**GIVEN INFORMATION:**
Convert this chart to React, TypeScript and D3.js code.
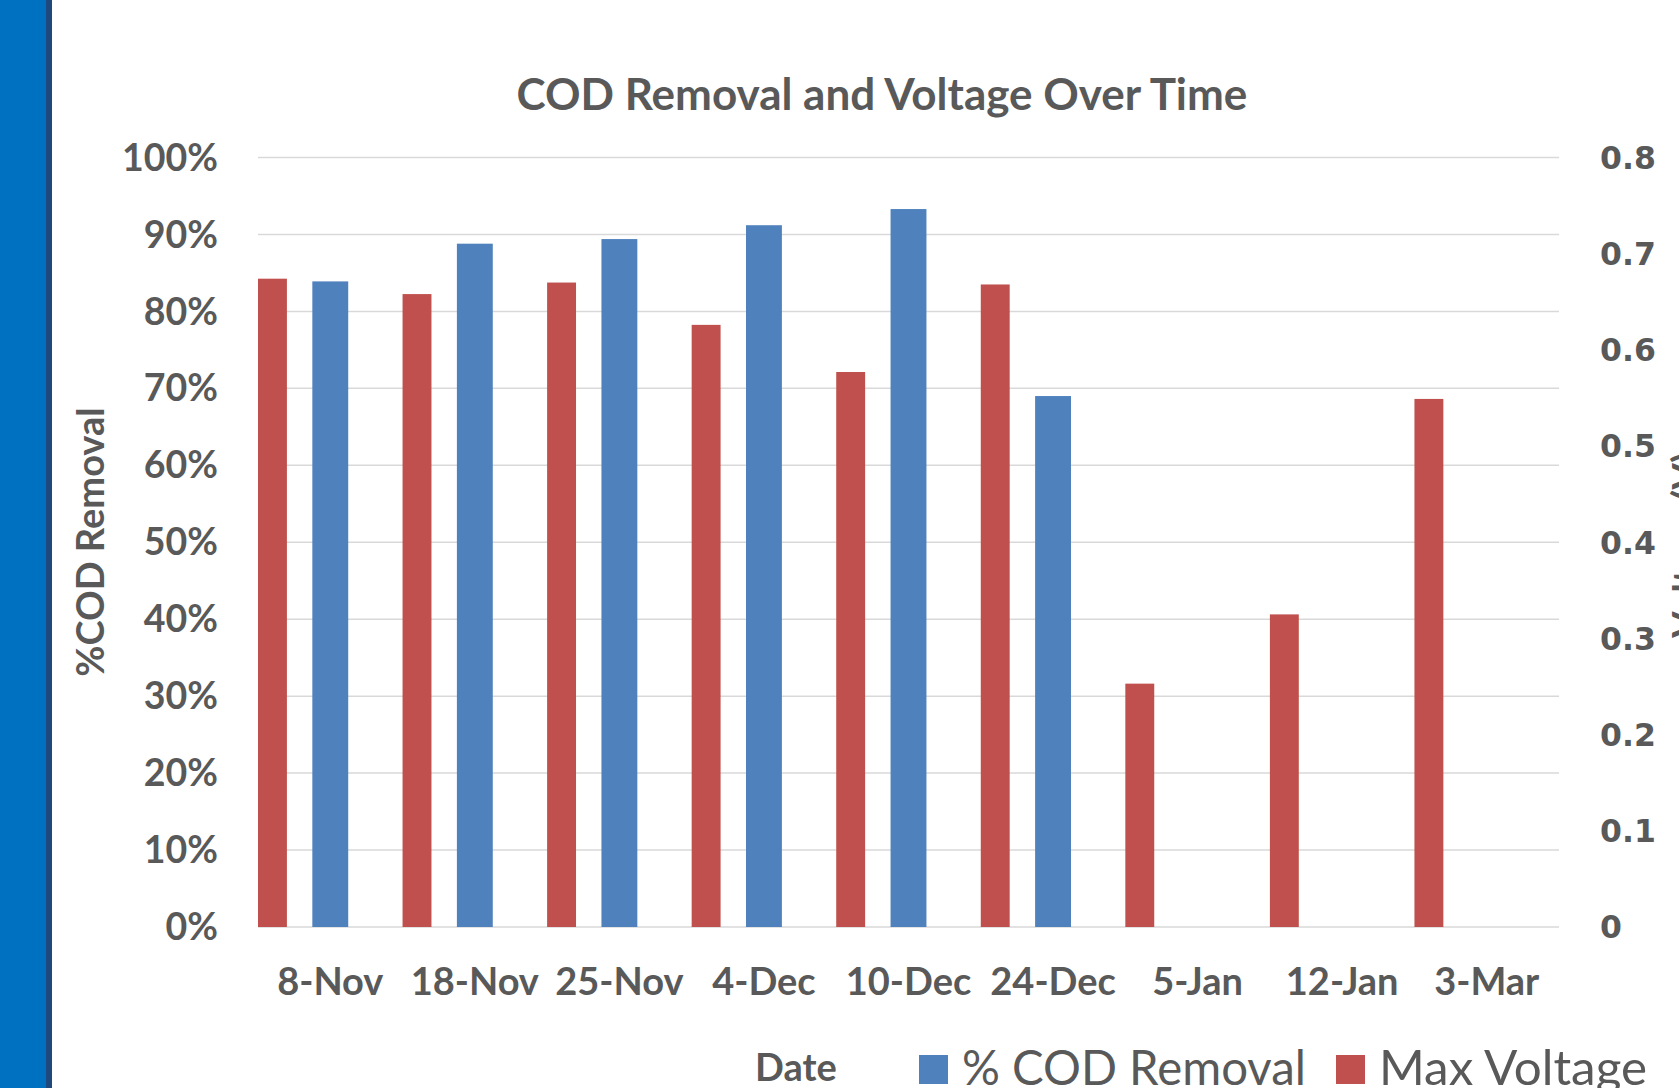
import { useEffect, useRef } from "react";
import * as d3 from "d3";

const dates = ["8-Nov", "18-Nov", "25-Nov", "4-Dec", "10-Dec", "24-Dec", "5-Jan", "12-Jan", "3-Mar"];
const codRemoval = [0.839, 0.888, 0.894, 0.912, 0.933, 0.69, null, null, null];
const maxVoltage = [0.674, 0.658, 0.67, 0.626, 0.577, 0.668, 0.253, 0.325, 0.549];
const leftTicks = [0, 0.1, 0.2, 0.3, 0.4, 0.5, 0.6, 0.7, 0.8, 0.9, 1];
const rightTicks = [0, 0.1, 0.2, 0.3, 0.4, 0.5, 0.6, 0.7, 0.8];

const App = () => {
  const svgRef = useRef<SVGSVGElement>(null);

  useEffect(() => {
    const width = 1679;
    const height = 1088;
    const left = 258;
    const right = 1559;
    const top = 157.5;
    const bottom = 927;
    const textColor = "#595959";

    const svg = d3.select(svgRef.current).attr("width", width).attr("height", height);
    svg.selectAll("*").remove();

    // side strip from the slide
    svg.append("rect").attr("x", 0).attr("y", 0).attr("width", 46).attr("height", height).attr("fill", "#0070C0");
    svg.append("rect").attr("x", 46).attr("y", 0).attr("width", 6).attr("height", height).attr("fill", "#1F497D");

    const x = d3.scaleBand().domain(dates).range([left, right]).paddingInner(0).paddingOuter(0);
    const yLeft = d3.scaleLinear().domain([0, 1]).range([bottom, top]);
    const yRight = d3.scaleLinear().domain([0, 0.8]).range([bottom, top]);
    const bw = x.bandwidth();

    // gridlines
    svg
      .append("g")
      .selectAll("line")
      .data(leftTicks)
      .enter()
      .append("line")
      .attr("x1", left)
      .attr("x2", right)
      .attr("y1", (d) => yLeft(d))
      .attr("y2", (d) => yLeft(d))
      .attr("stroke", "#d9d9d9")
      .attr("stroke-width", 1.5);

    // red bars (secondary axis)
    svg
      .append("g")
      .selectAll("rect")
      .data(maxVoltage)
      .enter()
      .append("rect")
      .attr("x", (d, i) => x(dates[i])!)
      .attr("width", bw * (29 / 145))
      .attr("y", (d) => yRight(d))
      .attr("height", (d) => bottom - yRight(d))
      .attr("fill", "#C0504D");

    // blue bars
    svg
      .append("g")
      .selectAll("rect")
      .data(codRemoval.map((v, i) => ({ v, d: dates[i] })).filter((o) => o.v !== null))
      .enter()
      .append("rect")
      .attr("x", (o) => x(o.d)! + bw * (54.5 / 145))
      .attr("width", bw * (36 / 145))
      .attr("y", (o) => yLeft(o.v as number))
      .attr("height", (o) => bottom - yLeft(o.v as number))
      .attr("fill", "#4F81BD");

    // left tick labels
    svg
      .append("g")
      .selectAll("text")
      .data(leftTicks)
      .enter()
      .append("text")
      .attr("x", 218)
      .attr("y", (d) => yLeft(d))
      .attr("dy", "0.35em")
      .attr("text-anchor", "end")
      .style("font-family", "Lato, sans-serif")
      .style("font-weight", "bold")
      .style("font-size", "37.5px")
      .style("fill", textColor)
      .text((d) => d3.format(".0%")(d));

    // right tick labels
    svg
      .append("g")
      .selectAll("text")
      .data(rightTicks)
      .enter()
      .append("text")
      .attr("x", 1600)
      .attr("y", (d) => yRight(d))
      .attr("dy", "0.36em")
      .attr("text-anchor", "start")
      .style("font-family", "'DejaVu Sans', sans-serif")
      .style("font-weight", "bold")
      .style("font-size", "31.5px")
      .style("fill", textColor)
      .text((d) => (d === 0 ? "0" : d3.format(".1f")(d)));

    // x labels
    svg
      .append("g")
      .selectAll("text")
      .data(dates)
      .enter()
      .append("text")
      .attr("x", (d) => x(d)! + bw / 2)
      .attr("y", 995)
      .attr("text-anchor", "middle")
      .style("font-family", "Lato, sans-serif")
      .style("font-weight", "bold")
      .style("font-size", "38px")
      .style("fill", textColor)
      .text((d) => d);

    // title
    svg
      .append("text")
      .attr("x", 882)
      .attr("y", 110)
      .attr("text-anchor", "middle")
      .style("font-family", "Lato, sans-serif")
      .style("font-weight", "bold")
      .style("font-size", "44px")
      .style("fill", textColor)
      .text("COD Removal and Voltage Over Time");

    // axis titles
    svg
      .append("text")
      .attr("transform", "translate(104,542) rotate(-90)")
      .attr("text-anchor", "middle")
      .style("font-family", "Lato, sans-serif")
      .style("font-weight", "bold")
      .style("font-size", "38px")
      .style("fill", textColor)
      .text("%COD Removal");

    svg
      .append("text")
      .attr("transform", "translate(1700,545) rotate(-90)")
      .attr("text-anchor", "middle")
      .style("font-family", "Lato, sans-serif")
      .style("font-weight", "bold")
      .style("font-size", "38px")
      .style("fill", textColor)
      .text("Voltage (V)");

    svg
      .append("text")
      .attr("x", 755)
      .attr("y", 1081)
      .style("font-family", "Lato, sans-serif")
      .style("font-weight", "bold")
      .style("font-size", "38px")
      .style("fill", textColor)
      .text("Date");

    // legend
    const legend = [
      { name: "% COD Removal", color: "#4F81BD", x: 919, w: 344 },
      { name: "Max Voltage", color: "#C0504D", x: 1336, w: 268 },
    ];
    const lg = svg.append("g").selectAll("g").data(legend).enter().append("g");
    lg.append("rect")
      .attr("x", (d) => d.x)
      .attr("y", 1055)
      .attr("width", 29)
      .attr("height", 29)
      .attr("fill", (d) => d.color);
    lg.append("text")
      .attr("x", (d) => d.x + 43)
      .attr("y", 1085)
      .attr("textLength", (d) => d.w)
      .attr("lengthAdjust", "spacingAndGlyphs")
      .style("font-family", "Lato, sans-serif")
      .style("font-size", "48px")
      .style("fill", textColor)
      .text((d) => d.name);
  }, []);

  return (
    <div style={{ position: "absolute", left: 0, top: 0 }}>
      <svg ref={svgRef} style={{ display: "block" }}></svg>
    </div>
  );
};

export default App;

**THE EXERCISE:**
Quote the data exactly, leaving every image out of the copy.

**ANSWER TO THIS PROBLEM:**
Convert this chart to React, TypeScript and D3.js code.
import { useEffect, useRef } from "react";
import * as d3 from "d3";

const dates = ["8-Nov", "18-Nov", "25-Nov", "4-Dec", "10-Dec", "24-Dec", "5-Jan", "12-Jan", "3-Mar"];
const codRemoval = [0.839, 0.888, 0.894, 0.912, 0.933, 0.69, null, null, null];
const maxVoltage = [0.674, 0.658, 0.67, 0.626, 0.577, 0.668, 0.253, 0.325, 0.549];
const leftTicks = [0, 0.1, 0.2, 0.3, 0.4, 0.5, 0.6, 0.7, 0.8, 0.9, 1];
const rightTicks = [0, 0.1, 0.2, 0.3, 0.4, 0.5, 0.6, 0.7, 0.8];

const App = () => {
  const svgRef = useRef<SVGSVGElement>(null);

  useEffect(() => {
    const width = 1679;
    const height = 1088;
    const left = 258;
    const right = 1559;
    const top = 157.5;
    const bottom = 927;
    const textColor = "#595959";

    const svg = d3.select(svgRef.current).attr("width", width).attr("height", height);
    svg.selectAll("*").remove();

    // side strip from the slide
    svg.append("rect").attr("x", 0).attr("y", 0).attr("width", 46).attr("height", height).attr("fill", "#0070C0");
    svg.append("rect").attr("x", 46).attr("y", 0).attr("width", 6).attr("height", height).attr("fill", "#1F497D");

    const x = d3.scaleBand().domain(dates).range([left, right]).paddingInner(0).paddingOuter(0);
    const yLeft = d3.scaleLinear().domain([0, 1]).range([bottom, top]);
    const yRight = d3.scaleLinear().domain([0, 0.8]).range([bottom, top]);
    const bw = x.bandwidth();

    // gridlines
    svg
      .append("g")
      .selectAll("line")
      .data(leftTicks)
      .enter()
      .append("line")
      .attr("x1", left)
      .attr("x2", right)
      .attr("y1", (d) => yLeft(d))
      .attr("y2", (d) => yLeft(d))
      .attr("stroke", "#d9d9d9")
      .attr("stroke-width", 1.5);

    // red bars (secondary axis)
    svg
      .append("g")
      .selectAll("rect")
      .data(maxVoltage)
      .enter()
      .append("rect")
      .attr("x", (d, i) => x(dates[i])!)
      .attr("width", bw * (29 / 145))
      .attr("y", (d) => yRight(d))
      .attr("height", (d) => bottom - yRight(d))
      .attr("fill", "#C0504D");

    // blue bars
    svg
      .append("g")
      .selectAll("rect")
      .data(codRemoval.map((v, i) => ({ v, d: dates[i] })).filter((o) => o.v !== null))
      .enter()
      .append("rect")
      .attr("x", (o) => x(o.d)! + bw * (54.5 / 145))
      .attr("width", bw * (36 / 145))
      .attr("y", (o) => yLeft(o.v as number))
      .attr("height", (o) => bottom - yLeft(o.v as number))
      .attr("fill", "#4F81BD");

    // left tick labels
    svg
      .append("g")
      .selectAll("text")
      .data(leftTicks)
      .enter()
      .append("text")
      .attr("x", 218)
      .attr("y", (d) => yLeft(d))
      .attr("dy", "0.35em")
      .attr("text-anchor", "end")
      .style("font-family", "Lato, sans-serif")
      .style("font-weight", "bold")
      .style("font-size", "37.5px")
      .style("fill", textColor)
      .text((d) => d3.format(".0%")(d));

    // right tick labels
    svg
      .append("g")
      .selectAll("text")
      .data(rightTicks)
      .enter()
      .append("text")
      .attr("x", 1600)
      .attr("y", (d) => yRight(d))
      .attr("dy", "0.36em")
      .attr("text-anchor", "start")
      .style("font-family", "'DejaVu Sans', sans-serif")
      .style("font-weight", "bold")
      .style("font-size", "31.5px")
      .style("fill", textColor)
      .text((d) => (d === 0 ? "0" : d3.format(".1f")(d)));

    // x labels
    svg
      .append("g")
      .selectAll("text")
      .data(dates)
      .enter()
      .append("text")
      .attr("x", (d) => x(d)! + bw / 2)
      .attr("y", 995)
      .attr("text-anchor", "middle")
      .style("font-family", "Lato, sans-serif")
      .style("font-weight", "bold")
      .style("font-size", "38px")
      .style("fill", textColor)
      .text((d) => d);

    // title
    svg
      .append("text")
      .attr("x", 882)
      .attr("y", 110)
      .attr("text-anchor", "middle")
      .style("font-family", "Lato, sans-serif")
      .style("font-weight", "bold")
      .style("font-size", "44px")
      .style("fill", textColor)
      .text("COD Removal and Voltage Over Time");

    // axis titles
    svg
      .append("text")
      .attr("transform", "translate(104,542) rotate(-90)")
      .attr("text-anchor", "middle")
      .style("font-family", "Lato, sans-serif")
      .style("font-weight", "bold")
      .style("font-size", "38px")
      .style("fill", textColor)
      .text("%COD Removal");

    svg
      .append("text")
      .attr("transform", "translate(1700,545) rotate(-90)")
      .attr("text-anchor", "middle")
      .style("font-family", "Lato, sans-serif")
      .style("font-weight", "bold")
      .style("font-size", "38px")
      .style("fill", textColor)
      .text("Voltage (V)");

    svg
      .append("text")
      .attr("x", 755)
      .attr("y", 1081)
      .style("font-family", "Lato, sans-serif")
      .style("font-weight", "bold")
      .style("font-size", "38px")
      .style("fill", textColor)
      .text("Date");

    // legend
    const legend = [
      { name: "% COD Removal", color: "#4F81BD", x: 919, w: 344 },
      { name: "Max Voltage", color: "#C0504D", x: 1336, w: 268 },
    ];
    const lg = svg.append("g").selectAll("g").data(legend).enter().append("g");
    lg.append("rect")
      .attr("x", (d) => d.x)
      .attr("y", 1055)
      .attr("width", 29)
      .attr("height", 29)
      .attr("fill", (d) => d.color);
    lg.append("text")
      .attr("x", (d) => d.x + 43)
      .attr("y", 1085)
      .attr("textLength", (d) => d.w)
      .attr("lengthAdjust", "spacingAndGlyphs")
      .style("font-family", "Lato, sans-serif")
      .style("font-size", "48px")
      .style("fill", textColor)
      .text((d) => d.name);
  }, []);

  return (
    <div style={{ position: "absolute", left: 0, top: 0 }}>
      <svg ref={svgRef} style={{ display: "block" }}></svg>
    </div>
  );
};

export default App;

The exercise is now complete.